His sitzfleisch — the sheer staying power to sit and squeeze — was just as formidable in defence. He could dig in and hold a grim position for hours, or gamble to turn the game around when holding was not enough. Off the board he was confrontational and quick-tempered; on it he was endlessly, almost serenely, patient. Benjamin, who lost to him many times before he ever won, said his impact on American chess ran far deeper than the tournaments and games he won — a whole generation learned by playing him, watching him, and listening to his ideas.
◈The man and his library
He played a tournament in Mentor, Ohio, met a woman named Barbara, and married her; their marriage lasted some forty years. In 1998 they settled permanently in the Cleveland area, and Lein went on to win the New Jersey Championship three years running, 1992 through 1994, well into his sixties. In 2005 he was inducted into the World Chess Hall of Fame.
Away from chess he was a voracious reader who built up a vast library of great literature — when he finally had to move to a nursing home, his stepson recalled, what pained him was not the loss of his freedom but the books he could not take with him, the collection that had filled two-thirds of his apartment. He died in Beachwood, Ohio, on 1 March 2018, one week after Barbara. He was, his stepson wrote, "one of life's great characters."
“When I was a heavy smoker I would get upset when I lost a game. Now that I no longer smoke, I get very upset when I lose a game.”
“Lein's sitzfleisch was also remarkable in defense.
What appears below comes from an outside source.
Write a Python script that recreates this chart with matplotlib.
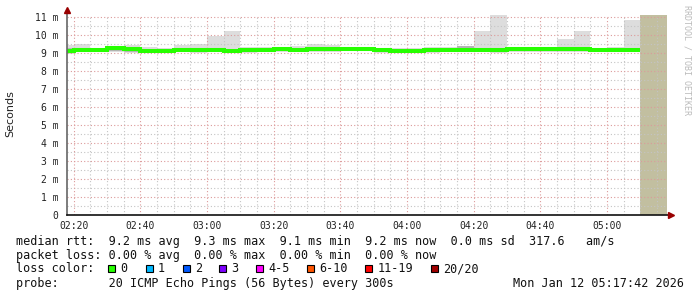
import matplotlib
matplotlib.use("Agg")
import matplotlib.pyplot as plt
from matplotlib.patches import Rectangle
from matplotlib.lines import Line2D
import numpy as np

W, H = 697, 297

# ---- data (minutes since midnight; 5-minute bins) ----
bin_starts = [135, 140, 145, 150, 155, 160, 165, 170, 175, 180, 185, 190, 195, 200, 205,
              210, 215, 220, 225, 230, 235, 240, 245, 250, 255, 260, 265, 270, 275, 280,
              285, 290, 295, 300, 305]
bin_width = 5
median = [9.15, 9.18, 9.18, 9.27, 9.25, 9.14, 9.15, 9.2, 9.16, 9.2, 9.15, 9.2, 9.2, 9.23, 9.2,
          9.22, 9.25, 9.23, 9.22, 9.16, 9.12, 9.15, 9.2, 9.2, 9.2, 9.2, 9.2, 9.25, 9.25, 9.25,
          9.25, 9.25, 9.18, 9.18, 9.18]
smoke_hi = [9.44, 9.53, 9.3, 9.4, 9.48, 9.33, 9.31, 9.44, 9.53, 9.96, 10.22, 9.37, 9.35, 9.35, 9.38,
            9.51, 9.46, 9.35, 9.3, 9.3, 9.31, 9.3, 9.35, 9.35, 9.4, 10.22, 11.17, 9.35, 9.35, 9.33,
            9.78, 10.22, 9.3, 9.35, 10.84]
smoke_lo = [8.94, 9.05, 9.05, 9.08, 9.03, 9.05, 9.05, 9.05, 9.02, 9.05, 9.05, 9.03, 9.05, 9.05, 9.05,
            9.05, 9.05, 9.1, 9.1, 9.02, 9.0, 9.05, 9.0, 9.05, 9.1, 9.05, 9.03, 9.05, 9.05, 9.05,
            9.05, 9.05, 9.05, 9.05, 9.05]
inner_hi = [9.3, 9.28, 9.25, 9.33, 9.33, 9.25, 9.25, 9.3, 9.3, 9.3, 9.25, 9.3, 9.3, 9.3, 9.3,
            9.33, 9.35, 9.32, 9.3, 9.25, 9.22, 9.25, 9.3, 9.3, 9.38, 9.3, 9.3, 9.32, 9.32, 9.32,
            9.32, 9.32, 9.25, 9.25, 9.25]
inner_lo = [9.0, 9.1, 9.08, 9.12, 9.05, 9.08, 9.08, 9.1, 9.08, 9.1, 9.08, 9.05, 9.1, 9.1, 9.05,
            9.1, 9.1, 9.15, 9.12, 9.05, 9.05, 9.08, 9.05, 9.1, 9.12, 9.1, 9.05, 9.12, 9.12, 9.12,
            9.12, 9.12, 9.05, 9.05, 9.05]
unknown_start, unknown_end = 310, 318
x_min, x_max = 138, 318
y_max = 11.15

xtick_vals = [140, 160, 180, 200, 220, 240, 260, 280, 300]
xtick_labels = ["02:20", "02:40", "03:00", "03:20", "03:40", "04:00", "04:20", "04:40", "05:00"]
ytick_vals = list(range(0, 12))
ytick_labels = ["0"] + [f"{v} m" for v in range(1, 12)]

loss_labels = ["0", "1", "2", "3", "4-5", "6-10", "11-19", "20/20"]
loss_colors = ["#26ff00", "#00b8ff", "#0059ff", "#7e00ff", "#ff00ff", "#ff5500", "#ff0000", "#a00000"]
loss_box_x = [108, 145.5, 182.5, 219, 256, 306.5, 365, 430.5]

line1 = "median rtt:  9.2 ms avg  9.3 ms max  9.1 ms min  9.2 ms now  0.0 ms sd  317.6   am/s"
line2 = "packet loss: 0.00 % avg  0.00 % max  0.00 % min  0.00 % now"
line3 = "loss color:"
line4 = "probe:       20 ICMP Echo Pings (56 Bytes) every 300s"
date_txt = "Mon Jan 12 05:17:42 2026"

# ---- figure ----
fig = plt.figure(figsize=(W / 100, H / 100), dpi=100)
fig.patch.set_facecolor("white")
ax_left, ax_right = 67, 667
ax_bottom, ax_top = 215, 14.6
ax = fig.add_axes([ax_left / W, 1 - ax_bottom / H, (ax_right - ax_left) / W, (ax_bottom - ax_top) / H])
ax.set_xlim(x_min, x_max)
ax.set_ylim(0, y_max)
ax.set_facecolor("white")

edges = list(bin_starts) + [bin_starts[-1] + bin_width]
ax.stairs(smoke_hi, edges, baseline=smoke_lo, fill=True, color="#dddddd", lw=0, zorder=1)
ax.stairs(inner_hi, edges, baseline=inner_lo, fill=True, color="#b4b4b4", lw=0, zorder=1.1)
ax.axvspan(unknown_start, unknown_end, color="#c2bfa0", lw=0, zorder=1.2)

# grid (drawn over the smoke, as rrdtool does)
dot = (0, (1, 2))
for v in np.arange(0.5, y_max, 1.0):
    ax.axhline(v, color="#c4c4c4", lw=0.8, ls=dot, zorder=2)
for v in range(1, 12):
    ax.axhline(v, color="#dc9a9a", lw=0.8, ls=dot, zorder=2.1)
for v in range(140, 318, 5):
    if v % 20 == 0:
        ax.axvline(v, color="#dc9a9a", lw=0.8, ls=dot, zorder=2.1)
    else:
        ax.axvline(v, color="#c4c4c4", lw=0.8, ls=dot, zorder=2)

ax.stairs(median, edges, baseline=None, color="#26ff00", lw=2.9, zorder=3)

for s in ax.spines.values():
    s.set_visible(False)

ax.set_xticks(xtick_vals)
ax.set_xticklabels(xtick_labels, family="DejaVu Sans Mono", fontsize=7, color="#222222")
ax.set_yticks(ytick_vals)
ax.set_yticklabels(ytick_labels, family="DejaVu Sans Mono", fontsize=7, color="#222222")
ax.tick_params(axis="both", length=0)
ax.tick_params(axis="y", pad=6)
ax.tick_params(axis="x", pad=4)

# axes lines with arrows
tr = fig.transFigure
def fx(px):
    return px / W
def fy(py):
    return 1 - py / H
fig.add_artist(Line2D([fx(67), fx(67)], [fy(215), fy(10)], color="#666666", lw=1.2, transform=tr))
fig.add_artist(Line2D([fx(67), fx(670)], [fy(215), fy(215)], color="#111111", lw=1.2, transform=tr))
fig.add_artist(Line2D([fx(67)], [fy(9.5)], marker="^", markersize=4, color="#990000", lw=0, transform=tr))
fig.add_artist(Line2D([fx(671)], [fy(215)], marker=">", markersize=4, color="#990000", lw=0, transform=tr))

# labels
fig.text(fx(10), fy(114), "Seconds", rotation=90, ha="center", va="center",
         family="DejaVu Sans", fontsize=8, color="#222222")
fig.text(fx(687), fy(5), "RRDTOOL / TOBI OETIKER", rotation=-90, ha="center", va="top",
         family="DejaVu Sans Mono", fontsize=6, color="#bbbbbb")

mono = dict(family="DejaVu Sans Mono", fontsize=8.5, color="#111111", va="center", ha="left")
fig.text(fx(16), fy(241), line1, **mono)
fig.text(fx(16), fy(255.5), line2, **mono)
fig.text(fx(16), fy(268.5), line3, **mono)
fig.text(fx(16), fy(283.5), line4, **mono)
fig.text(fx(513), fy(283.5), date_txt, **mono)

for bx, lab, col in zip(loss_box_x, loss_labels, loss_colors):
    fig.add_artist(Rectangle((fx(bx), fy(272)), 7.3 / W, 7.3 / H, transform=tr,
                             facecolor=col, edgecolor="#000000", lw=0.8))
    fig.text(fx(bx + 12.5), fy(268.5), lab, **mono)

fig.savefig("out.png", dpi=100, facecolor="white")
He could grimly defend, or he could take a gamble to try to turn things around.”
“He was more interested in the progress of my games than his own.”
◈From the archive
◈Legacy
Lein never wore a crown, but he carved out something rarer: the respect of two chess cultures. In the Soviet Union he proved, late and against the odds, that he could take points from world champions; in America he became a teacher by example, the burly grandmaster who would deign to play the open Swiss and grind a teenager into the floor with flawless technique, then share what he knew. The World Chess Hall of Fame enshrined him in 2005. He is remembered as a fighter to the last move — and, in his stepson's phrase, as one of life's great characters.